The Sciuridae family have their network. As I roamed City Hall Park later in the day, looking for the black squirrels which are supposed to have taken over the park, I saw the one in the photo above. It sat there bold as brass as I took photos. I noticed that there was a little chestnut colouring on its largely grey coat? Was this a chestnut, or a black? It was a master of disguise. I couldn’t decide one way or another. It had chosen its colour to cause maximum disruption. But I still had my camera, so that I could warn the public. Watch out for the one in the photo above.
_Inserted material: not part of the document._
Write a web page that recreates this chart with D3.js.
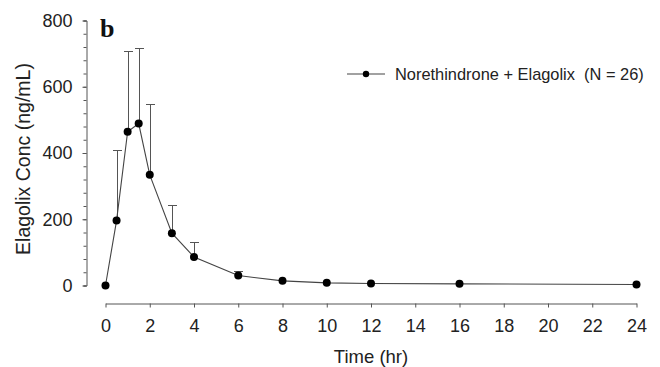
<!DOCTYPE html>
<html>
<head>
<meta charset="utf-8">
<script src="https://cdn.jsdelivr.net/npm/d3@7"></script>
<style>
  body { margin: 0; background: #fff; }
  text { font-family: Arial, "Liberation Sans", sans-serif; fill: #222; }
</style>
</head>
<body>
<div id="chart"></div>
<script>
var svgWidth = 660;
var svgHeight = 367;

// Data
var times = [0, 0.5, 1, 1.5, 2, 3, 4, 6, 8, 10, 12, 16, 24];
var meanConc = [0, 196, 464, 489, 334, 158, 86, 30, 14, 8, 6, 5, 3];
var sdUpper = [0, 409, 707, 717, 549, 243, 131, 43, 14, 8, 6, 5, 3];
var xTicks = [0, 2, 4, 6, 8, 10, 12, 14, 16, 18, 20, 22, 24];
var yTicks = [0, 200, 400, 600, 800];
var yMinorTicks = d3.range(0, 801, 40);

var svg = d3.select("#chart")
  .append("svg")
  .attr("width", svgWidth)
  .attr("height", svgHeight);

// Scales
var xScale = d3.scaleLinear().domain([0, 24]).range([105.5, 636.5]);
var yScale = d3.scaleLinear().domain([0, 800]).range([285.5, 20.5]);

// Y axis (minor ticks first, then major with labels)
svg.append("g")
  .attr("transform", "translate(86.5,0)")
  .call(d3.axisLeft(yScale).tickValues(yMinorTicks).tickSize(3).tickFormat(""))
  .call(function(g) {
    g.select(".domain").attr("stroke", "#555");
    g.selectAll(".tick line").attr("stroke", "#555");
  });

svg.append("g")
  .attr("transform", "translate(86.5,0)")
  .call(d3.axisLeft(yScale).tickValues(yTicks).tickSize(4).tickSizeOuter(0).tickPadding(10))
  .call(function(g) {
    g.select(".domain").remove();
    g.selectAll(".tick line").attr("stroke", "#555");
    g.selectAll(".tick text").attr("font-size", "18px").attr("fill", "#222");
  });

// X axis
svg.append("g")
  .attr("transform", "translate(0,303.5)")
  .call(d3.axisBottom(xScale).tickValues(xTicks).tickSize(4).tickSizeOuter(0).tickPadding(12))
  .call(function(g) {
    g.select(".domain").attr("stroke", "#555");
    g.selectAll(".tick line").attr("stroke", "#555");
    g.selectAll(".tick text").attr("font-size", "18px").attr("fill", "#222");
  });

// Axis titles
svg.append("text")
  .attr("x", (xScale(0) + xScale(24)) / 2)
  .attr("y", 363)
  .attr("text-anchor", "middle")
  .attr("font-size", "18.5px")
  .text("Time (hr)");

svg.append("text")
  .attr("transform", "translate(30,159) rotate(-90)")
  .attr("text-anchor", "middle")
  .attr("font-size", "19.5px")
  .text("Elagolix Conc (ng/mL)");

// Panel letter
svg.append("text")
  .attr("x", 100)
  .attr("y", 37)
  .attr("font-weight", "bold")
  .attr("font-size", "26px")
  .style("font-family", "'Liberation Serif', 'Times New Roman', serif")
  .style("fill", "#111")
  .text("b");

var points = times.map(function(t, i) {
  return { t: t, mean: meanConc[i], upper: sdUpper[i] };
});

// Error bars (upper only)
var bars = svg.append("g").attr("stroke", "#555").attr("stroke-width", 1);
points.filter(function(d) { return d.upper - d.mean > 3; }).forEach(function(d) {
  var x = Math.round(xScale(d.t)) + 0.5;
  var yTop = Math.round(yScale(d.upper)) + 0.5;
  bars.append("line")
    .attr("x1", x).attr("x2", x)
    .attr("y1", yScale(d.mean)).attr("y2", yTop);
  bars.append("line")
    .attr("x1", x - 4.5).attr("x2", x + 4.5)
    .attr("y1", yTop).attr("y2", yTop);
});

// Mean line
var line = d3.line()
  .x(function(d) { return xScale(d.t); })
  .y(function(d) { return yScale(d.mean); });

svg.append("path")
  .datum(points)
  .attr("d", line)
  .attr("fill", "none")
  .attr("stroke", "#444")
  .attr("stroke-width", 1.1);

svg.selectAll(".pt")
  .data(points)
  .enter()
  .append("circle")
  .attr("class", "pt")
  .attr("cx", function(d) { return xScale(d.t); })
  .attr("cy", function(d) { return yScale(d.mean); })
  .attr("r", 4)
  .attr("fill", "#000");

// Legend
var legend = svg.append("g");
legend.append("line")
  .attr("x1", 347).attr("x2", 385)
  .attr("y1", 74).attr("y2", 74)
  .attr("stroke", "#444").attr("stroke-width", 1.1);
legend.append("circle")
  .attr("cx", 366).attr("cy", 74).attr("r", 3.2).attr("fill", "#000");
legend.append("text")
  .attr("x", 395)
  .attr("y", 80)
  .attr("font-size", "16.4px")
  .style("white-space", "pre")
  .text("Norethindrone + Elagolix  (N = 26)");
</script>
</body>
</html>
The City’s department of Parks and Recreation (notice that: PR!) is clever enough not to fall for the artifice of these masters of disguise. They note blandly that all squirrels of New York are Eastern Grey Squirrels, also known as Sciurus carolinensis. Maybe these guys are good, maybe they manage to track the menaces, and I just did not see them doing their job in secret.

Essential New York

Never Google "quintessential New York", because you’ll be immediately sent to Forbes, or Conde Nast. If you are to believe Forbes, then the iconic New York snack is delicate sandwiches in the Star Lounge at the Ritz-Carlton. For the one-percent, maybe. But as my friend Mike would say, "Get outta here!" And if I wanted to get something back for The Family, I would not take the advice of Conde Nast and go shopping at A Détacher on Mulberry Street either. Mark Twain may as well have said quintessential is nothing but essential with a college education. Googling "essential New York" does not do much better.
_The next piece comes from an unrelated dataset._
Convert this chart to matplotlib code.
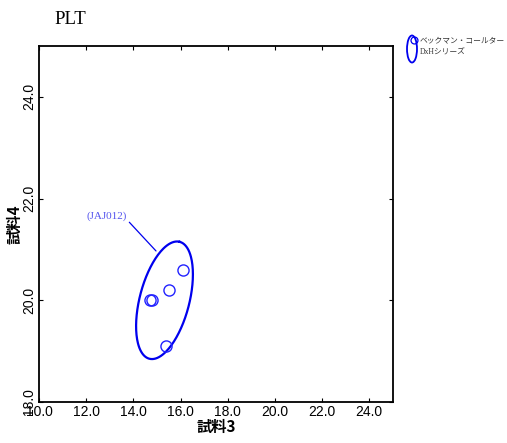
import numpy as np
import matplotlib.pyplot as plt
from matplotlib.patches import Ellipse

# dane
x_vals = [14.7, 14.8, 15.5, 16.1, 15.4]
y_vals = [20.0, 20.0, 20.2, 20.6, 19.1]
ell_center = (15.32, 20.0)
ell_major = (0.64, 1.15)   # wektor półosi wielkiej (dane)
ell_minor = (1.02, -0.12)  # wektor półosi małej (dane)
label_txt = '(JAJ012)'
legend_txt = 'ベックマン・コールター\nDxHシリーズ'
x_ticks = [10.0, 12.0, 14.0, 16.0, 18.0, 20.0, 22.0, 24.0]
y_ticks = [18.0, 20.0, 22.0, 24.0]

blue = '#0000ee'

fig = plt.figure(figsize=(5.07, 4.43), dpi=100)
ax = fig.add_axes([0.0769, 0.0926, 0.698, 0.8035])

t = np.linspace(0, 2 * np.pi, 200)
ex = ell_center[0] + ell_major[0] * np.cos(t) + ell_minor[0] * np.sin(t)
ey = ell_center[1] + ell_major[1] * np.cos(t) + ell_minor[1] * np.sin(t)
ax.plot(ex, ey, color=blue, lw=1.6)

ax.plot(x_vals, y_vals, 'o', mfc='none', mec='#2222ff', ms=8, mew=1.0)

ax.annotate(label_txt, xy=(14.96, 20.97), xytext=(12.0, 21.65),
            color='#5555ee', fontsize=8, family='Liberation Serif',
            ha='left', va='center',
            arrowprops=dict(arrowstyle='-', color=blue, lw=0.9,
                            shrinkA=0, shrinkB=0, relpos=(1.0, 0.2)))

ax.set_xlim(10, 25)
ax.set_ylim(18, 25)
ax.set_xticks(x_ticks)
ax.set_yticks(y_ticks)
ax.set_xticklabels([f'{v:.1f}' for v in x_ticks], family='Liberation Sans', fontsize=10)
ax.set_yticklabels([f'{v:.1f}' for v in y_ticks], family='Liberation Sans', fontsize=10,
                   rotation=90, va='center')
ax.tick_params(direction='in', length=3, width=0.8, top=True, right=True, pad=2)
for s in ax.spines.values():
    s.set_linewidth(1.3)

ax.set_xlabel('試料3', family=['Noto Sans CJK JP', 'DejaVu Sans'], fontsize=11,
              fontweight='bold', labelpad=0)
ax.set_ylabel('試料4', family=['Noto Sans CJK JP', 'DejaVu Sans'], fontsize=11,
              fontweight='bold', labelpad=0)

fig.text(0.108, 0.955, 'PLT', family='Liberation Serif', fontsize=13.5, va='center')

# legenda
fig.patches.append(Ellipse((412 / 507, 1 - 49 / 443), 10 / 507, 27 / 443,
                           transform=fig.transFigure, fill=False, ec=blue, lw=1.3))
fig.lines.append(plt.Line2D([414 / 507], [1 - 40 / 443], transform=fig.transFigure,
                            marker='o', mfc='none', mec=blue, ms=5, mew=0.9))
fig.text(420 / 507, 1 - 46 / 443, legend_txt,
         family=['Liberation Serif', 'Noto Sans CJK JP', 'DejaVu Sans'],
         fontsize=5.6, va='center', ha='left', linespacing=1.5, color='#333333')

fig.savefig('out.png', dpi=100)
New York City: breakfast at a diner

I turned to my favourite oracle: the wisdom of the crowd, and messaged all my nieces. The clear winners were an I-love-NY t-shirt (the kind which you can also buy on the streets of Mumbai or Delhi) and a hot dog from a street stall. I’d run this question past Mike a few years ago, and he told me to go to a diner. Other favourites included lox, bagels, pizza, doughnuts, pastrami, and cheesecake. There’s just so many calories you can take in a day. So I stuck to the phone-a-friend suggestions, hot dog on the street (featured photo, outside the Grand Central Terminus) and a diner for breakfast (photo above, on the East 60th Street). These were wonderful things to do.

Art in the open

It has clearly been a very long time since I was in New York City. One lovely new thing that has happened is that there is more art in the subway. The example you see in the featured photo is from the Lexington Avenue and 59th Street station. Quite a stunner; it is called Blooming, and the artist is Elizabeth Murray.

New York City: City Hall Park

A beautifully quirky set includes the example above. The whole set together is called Earth Potential. The temporary installation in the city hall park is by Katja Noviskova. It blends beautifully with the surroundings, as you can see. As one walks around Manhattan now one sees a lot of interesting outdoor art.